AIM -> Leave out the pictures, and write out exactly the lines from the beginning of the material to the line holding "plt.rcParams['ytick.labelcolor'] = 'black'", that line included, and nothing else.

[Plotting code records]
════════════════

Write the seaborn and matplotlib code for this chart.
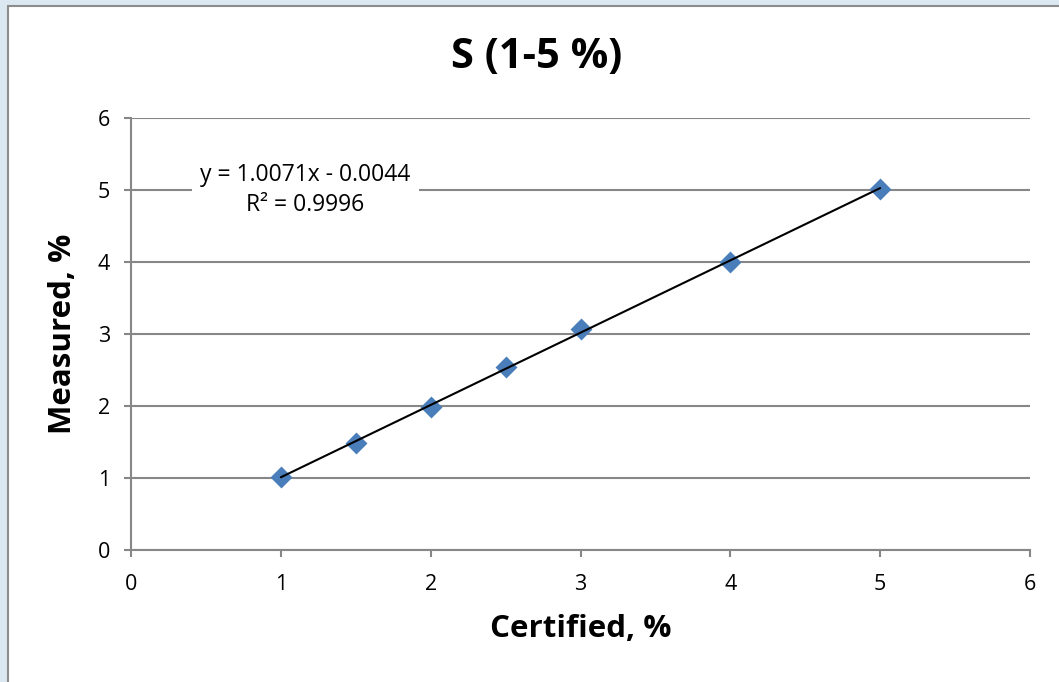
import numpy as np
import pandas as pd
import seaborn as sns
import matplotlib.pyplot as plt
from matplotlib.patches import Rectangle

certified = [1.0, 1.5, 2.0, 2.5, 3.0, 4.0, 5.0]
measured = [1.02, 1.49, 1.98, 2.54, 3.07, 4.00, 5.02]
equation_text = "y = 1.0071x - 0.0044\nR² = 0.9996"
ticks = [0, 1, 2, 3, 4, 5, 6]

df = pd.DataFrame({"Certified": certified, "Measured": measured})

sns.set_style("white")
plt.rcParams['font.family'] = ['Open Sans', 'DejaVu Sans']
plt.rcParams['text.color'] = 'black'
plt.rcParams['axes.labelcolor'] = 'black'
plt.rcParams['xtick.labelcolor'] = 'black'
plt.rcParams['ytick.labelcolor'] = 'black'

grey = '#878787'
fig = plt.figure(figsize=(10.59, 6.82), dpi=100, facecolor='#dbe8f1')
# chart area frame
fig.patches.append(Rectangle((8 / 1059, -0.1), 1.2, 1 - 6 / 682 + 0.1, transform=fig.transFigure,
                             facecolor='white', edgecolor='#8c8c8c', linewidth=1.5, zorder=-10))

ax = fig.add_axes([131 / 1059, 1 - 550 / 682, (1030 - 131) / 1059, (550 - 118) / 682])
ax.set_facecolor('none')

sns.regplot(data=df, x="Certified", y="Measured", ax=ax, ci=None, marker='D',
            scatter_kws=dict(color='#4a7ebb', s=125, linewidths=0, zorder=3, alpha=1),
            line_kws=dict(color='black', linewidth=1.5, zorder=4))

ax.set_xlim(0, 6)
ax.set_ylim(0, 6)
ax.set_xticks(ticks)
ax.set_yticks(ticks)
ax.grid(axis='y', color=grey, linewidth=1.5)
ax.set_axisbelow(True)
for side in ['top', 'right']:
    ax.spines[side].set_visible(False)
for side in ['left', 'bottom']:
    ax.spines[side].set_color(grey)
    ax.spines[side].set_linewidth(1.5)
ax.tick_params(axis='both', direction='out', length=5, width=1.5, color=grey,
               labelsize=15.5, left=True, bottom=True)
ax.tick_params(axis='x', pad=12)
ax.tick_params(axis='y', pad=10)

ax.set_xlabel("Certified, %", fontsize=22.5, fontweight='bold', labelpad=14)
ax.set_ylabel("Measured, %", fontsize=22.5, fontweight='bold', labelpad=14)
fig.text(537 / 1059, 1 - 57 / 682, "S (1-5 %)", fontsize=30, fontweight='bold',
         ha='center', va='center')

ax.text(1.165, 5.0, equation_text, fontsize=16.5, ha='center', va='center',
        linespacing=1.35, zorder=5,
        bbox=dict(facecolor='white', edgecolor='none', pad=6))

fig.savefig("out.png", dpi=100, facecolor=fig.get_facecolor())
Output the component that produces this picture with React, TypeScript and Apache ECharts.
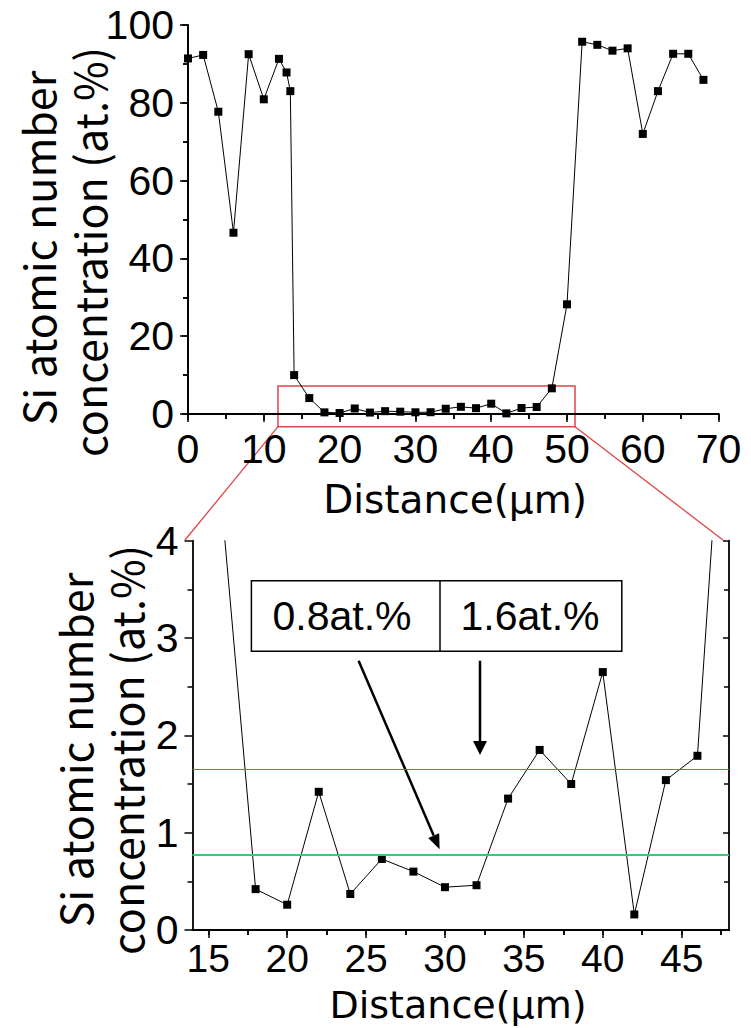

════════════════

SOLUTION FOR THIS TASK ->
Write the seaborn and matplotlib code for this chart.
import numpy as np
import pandas as pd
import seaborn as sns
import matplotlib.pyplot as plt
from matplotlib.patches import Rectangle

certified = [1.0, 1.5, 2.0, 2.5, 3.0, 4.0, 5.0]
measured = [1.02, 1.49, 1.98, 2.54, 3.07, 4.00, 5.02]
equation_text = "y = 1.0071x - 0.0044\nR² = 0.9996"
ticks = [0, 1, 2, 3, 4, 5, 6]

df = pd.DataFrame({"Certified": certified, "Measured": measured})

sns.set_style("white")
plt.rcParams['font.family'] = ['Open Sans', 'DejaVu Sans']
plt.rcParams['text.color'] = 'black'
plt.rcParams['axes.labelcolor'] = 'black'
plt.rcParams['xtick.labelcolor'] = 'black'
plt.rcParams['ytick.labelcolor'] = 'black'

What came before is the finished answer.